> [AIM OF THE EXERCISE]
The listing below should be printed exactly, every line of it. Skip the pictures.

> [PROVIDED DATA]

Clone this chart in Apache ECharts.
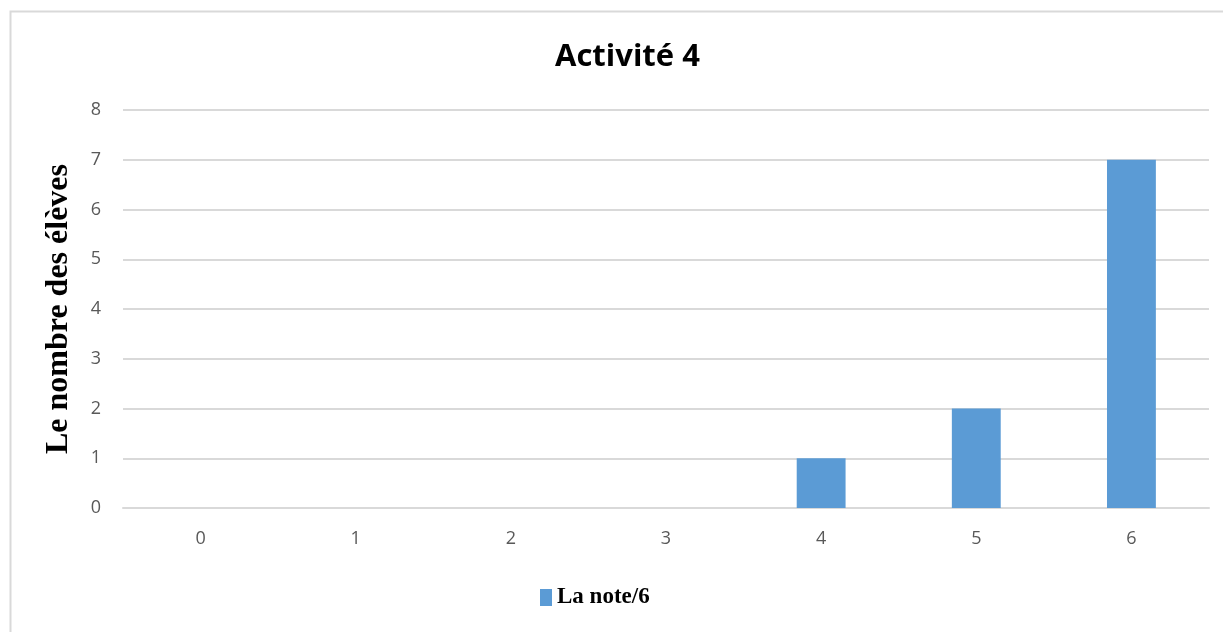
<!DOCTYPE html>
<html>
<head>
<meta charset="utf-8">
<script src="https://cdn.jsdelivr.net/npm/echarts@6/dist/echarts.min.js"></script>
<style>
  html, body { margin: 0; padding: 0; background: #fff; }
  #chart { width: 1223px; height: 632px; }
</style>
</head>
<body>
<div id="chart"></div>
<script>
// données
var notes = ['0', '1', '2', '3', '4', '5', '6'];
var nbEleves = [0, 0, 0, 0, 1, 2, 7];
var serieNom = 'La note/6';

var myChart = echarts.init(document.getElementById('chart'));
var option = {
  animation: false,
  graphic: [{
    type: 'rect',
    shape: { x: 10.5, y: 11.5, width: 1240, height: 660 },
    style: { fill: 'none', stroke: '#d9d9d9', lineWidth: 2 },
    silent: true
  }],
  title: {
    text: 'Activité 4',
    left: 550,
    top: 37,
    textStyle: { fontFamily: 'Open Sans', fontWeight: 'bold', fontSize: 31, color: '#000' }
  },
  legend: {
    data: [serieNom],
    top: 581,
    left: 535,
    icon: 'rect',
    itemWidth: 12,
    itemHeight: 17,
    textStyle: { fontFamily: 'Liberation Serif', fontWeight: 'bold', fontSize: 23, color: '#000' }
  },
  grid: { left: 123, right: 14, top: 110, bottom: 124 },
  xAxis: {
    type: 'category',
    data: notes,
    axisLine: { lineStyle: { color: '#d9d9d9', width: 2 } },
    axisTick: { show: false },
    axisLabel: { margin: 22, fontFamily: 'Open Sans', fontSize: 18, color: '#595959' }
  },
  yAxis: {
    type: 'value',
    min: 0,
    max: 8,
    interval: 1,
    name: 'Le nombre des élèves',
    nameLocation: 'middle',
    nameGap: 48,
    nameTextStyle: { fontFamily: 'Liberation Serif', fontWeight: 'bold', fontSize: 32, color: '#000' },
    axisLine: { show: false },
    axisTick: { show: false },
    axisLabel: { margin: 22, fontFamily: 'Open Sans', fontSize: 18, color: '#595959' },
    splitLine: { lineStyle: { color: '#d9d9d9', width: 2 } }
  },
  series: [{
    name: serieNom,
    type: 'bar',
    data: nbEleves,
    barWidth: '31.5%',
    itemStyle: { color: '#5b9bd5' }
  }]
};
myChart.setOption(option);
</script>
</body>
</html>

> [SOLUTION]
Clone this chart in Apache ECharts.
<!DOCTYPE html>
<html>
<head>
<meta charset="utf-8">
<script src="https://cdn.jsdelivr.net/npm/echarts@6/dist/echarts.min.js"></script>
<style>
  html, body { margin: 0; padding: 0; background: #fff; }
  #chart { width: 1223px; height: 632px; }
</style>
</head>
<body>
<div id="chart"></div>
<script>
// données
var notes = ['0', '1', '2', '3', '4', '5', '6'];
var nbEleves = [0, 0, 0, 0, 1, 2, 7];
var serieNom = 'La note/6';

var myChart = echarts.init(document.getElementById('chart'));
var option = {
  animation: false,
  graphic: [{
    type: 'rect',
    shape: { x: 10.5, y: 11.5, width: 1240, height: 660 },
    style: { fill: 'none', stroke: '#d9d9d9', lineWidth: 2 },
    silent: true
  }],
  title: {
    text: 'Activité 4',
    left: 550,
    top: 37,
    textStyle: { fontFamily: 'Open Sans', fontWeight: 'bold', fontSize: 31, color: '#000' }
  },
  legend: {
    data: [serieNom],
    top: 581,
    left: 535,
    icon: 'rect',
    itemWidth: 12,
    itemHeight: 17,
    textStyle: { fontFamily: 'Liberation Serif', fontWeight: 'bold', fontSize: 23, color: '#000' }
  },
  grid: { left: 123, right: 14, top: 110, bottom: 124 },
  xAxis: {
    type: 'category',
    data: notes,
    axisLine: { lineStyle: { color: '#d9d9d9', width: 2 } },
    axisTick: { show: false },
    axisLabel: { margin: 22, fontFamily: 'Open Sans', fontSize: 18, color: '#595959' }
  },
  yAxis: {
    type: 'value',
    min: 0,
    max: 8,
    interval: 1,
    name: 'Le nombre des élèves',
    nameLocation: 'middle',
    nameGap: 48,
    nameTextStyle: { fontFamily: 'Liberation Serif', fontWeight: 'bold', fontSize: 32, color: '#000' },
    axisLine: { show: false },
    axisTick: { show: false },
    axisLabel: { margin: 22, fontFamily: 'Open Sans', fontSize: 18, color: '#595959' },
    splitLine: { lineStyle: { color: '#d9d9d9', width: 2 } }
  },
  series: [{
    name: serieNom,
    type: 'bar',
    data: nbEleves,
    barWidth: '31.5%',
    itemStyle: { color: '#5b9bd5' }
  }]
};
myChart.setOption(option);
</script>
</body>
</html>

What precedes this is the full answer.